### What to do
All of the material below is to be retyped exactly.

### Listing ###

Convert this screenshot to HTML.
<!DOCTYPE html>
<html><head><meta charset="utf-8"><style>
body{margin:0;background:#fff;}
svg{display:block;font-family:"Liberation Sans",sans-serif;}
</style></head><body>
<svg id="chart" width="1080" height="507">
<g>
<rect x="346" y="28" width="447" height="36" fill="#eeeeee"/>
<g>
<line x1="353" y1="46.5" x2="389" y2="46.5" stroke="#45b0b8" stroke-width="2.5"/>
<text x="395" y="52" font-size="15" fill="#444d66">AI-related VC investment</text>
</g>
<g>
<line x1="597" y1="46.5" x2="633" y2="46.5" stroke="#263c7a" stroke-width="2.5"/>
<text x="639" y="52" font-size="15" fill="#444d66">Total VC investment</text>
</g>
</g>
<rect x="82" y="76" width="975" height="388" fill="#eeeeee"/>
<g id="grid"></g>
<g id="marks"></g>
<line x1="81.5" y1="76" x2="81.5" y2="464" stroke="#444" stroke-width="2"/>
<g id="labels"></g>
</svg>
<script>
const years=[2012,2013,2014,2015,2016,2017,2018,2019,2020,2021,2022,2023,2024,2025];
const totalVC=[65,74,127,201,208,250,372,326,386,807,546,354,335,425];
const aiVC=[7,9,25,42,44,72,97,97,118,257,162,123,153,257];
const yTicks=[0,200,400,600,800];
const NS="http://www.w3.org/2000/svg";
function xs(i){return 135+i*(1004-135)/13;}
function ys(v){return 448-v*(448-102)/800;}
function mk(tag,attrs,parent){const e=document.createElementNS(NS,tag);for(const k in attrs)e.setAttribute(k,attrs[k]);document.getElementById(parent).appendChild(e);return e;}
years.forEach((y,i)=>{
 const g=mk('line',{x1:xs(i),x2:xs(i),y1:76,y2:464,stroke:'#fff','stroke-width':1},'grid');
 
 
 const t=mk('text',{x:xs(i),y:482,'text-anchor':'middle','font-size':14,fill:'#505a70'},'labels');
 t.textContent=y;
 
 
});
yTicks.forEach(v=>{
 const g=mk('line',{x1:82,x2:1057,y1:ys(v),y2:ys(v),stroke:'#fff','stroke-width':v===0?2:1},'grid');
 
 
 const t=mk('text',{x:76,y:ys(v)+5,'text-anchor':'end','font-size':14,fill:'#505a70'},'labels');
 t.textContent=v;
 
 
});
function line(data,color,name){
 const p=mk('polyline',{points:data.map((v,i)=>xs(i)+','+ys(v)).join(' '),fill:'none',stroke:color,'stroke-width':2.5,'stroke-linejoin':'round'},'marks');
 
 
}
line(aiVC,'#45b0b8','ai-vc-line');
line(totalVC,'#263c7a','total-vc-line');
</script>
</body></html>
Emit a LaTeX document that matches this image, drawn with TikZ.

###

### Solution below
Convert this screenshot to HTML.
<!DOCTYPE html>
<html><head><meta charset="utf-8"><style>
body{margin:0;background:#fff;}
svg{display:block;font-family:"Liberation Sans",sans-serif;}
</style></head><body>
<svg id="chart" width="1080" height="507">
<g>
<rect x="346" y="28" width="447" height="36" fill="#eeeeee"/>
<g>
<line x1="353" y1="46.5" x2="389" y2="46.5" stroke="#45b0b8" stroke-width="2.5"/>
<text x="395" y="52" font-size="15" fill="#444d66">AI-related VC investment</text>
</g>
<g>
<line x1="597" y1="46.5" x2="633" y2="46.5" stroke="#263c7a" stroke-width="2.5"/>
<text x="639" y="52" font-size="15" fill="#444d66">Total VC investment</text>
</g>
</g>
<rect x="82" y="76" width="975" height="388" fill="#eeeeee"/>
<g id="grid"></g>
<g id="marks"></g>
<line x1="81.5" y1="76" x2="81.5" y2="464" stroke="#444" stroke-width="2"/>
<g id="labels"></g>
</svg>
<script>
const years=[2012,2013,2014,2015,2016,2017,2018,2019,2020,2021,2022,2023,2024,2025];
const totalVC=[65,74,127,201,208,250,372,326,386,807,546,354,335,425];
const aiVC=[7,9,25,42,44,72,97,97,118,257,162,123,153,257];
const yTicks=[0,200,400,600,800];
const NS="http://www.w3.org/2000/svg";
function xs(i){return 135+i*(1004-135)/13;}
function ys(v){return 448-v*(448-102)/800;}
function mk(tag,attrs,parent){const e=document.createElementNS(NS,tag);for(const k in attrs)e.setAttribute(k,attrs[k]);document.getElementById(parent).appendChild(e);return e;}
years.forEach((y,i)=>{
 const g=mk('line',{x1:xs(i),x2:xs(i),y1:76,y2:464,stroke:'#fff','stroke-width':1},'grid');
 
 
 const t=mk('text',{x:xs(i),y:482,'text-anchor':'middle','font-size':14,fill:'#505a70'},'labels');
 t.textContent=y;
 
 
});
yTicks.forEach(v=>{
 const g=mk('line',{x1:82,x2:1057,y1:ys(v),y2:ys(v),stroke:'#fff','stroke-width':v===0?2:1},'grid');
 
 
 const t=mk('text',{x:76,y:ys(v)+5,'text-anchor':'end','font-size':14,fill:'#505a70'},'labels');
 t.textContent=v;
 
 
});
function line(data,color,name){
 const p=mk('polyline',{points:data.map((v,i)=>xs(i)+','+ys(v)).join(' '),fill:'none',stroke:color,'stroke-width':2.5,'stroke-linejoin':'round'},'marks');
 
 
}
line(aiVC,'#45b0b8','ai-vc-line');
line(totalVC,'#263c7a','total-vc-line');
</script>
</body></html>
Emit a LaTeX document that matches this image, drawn with TikZ.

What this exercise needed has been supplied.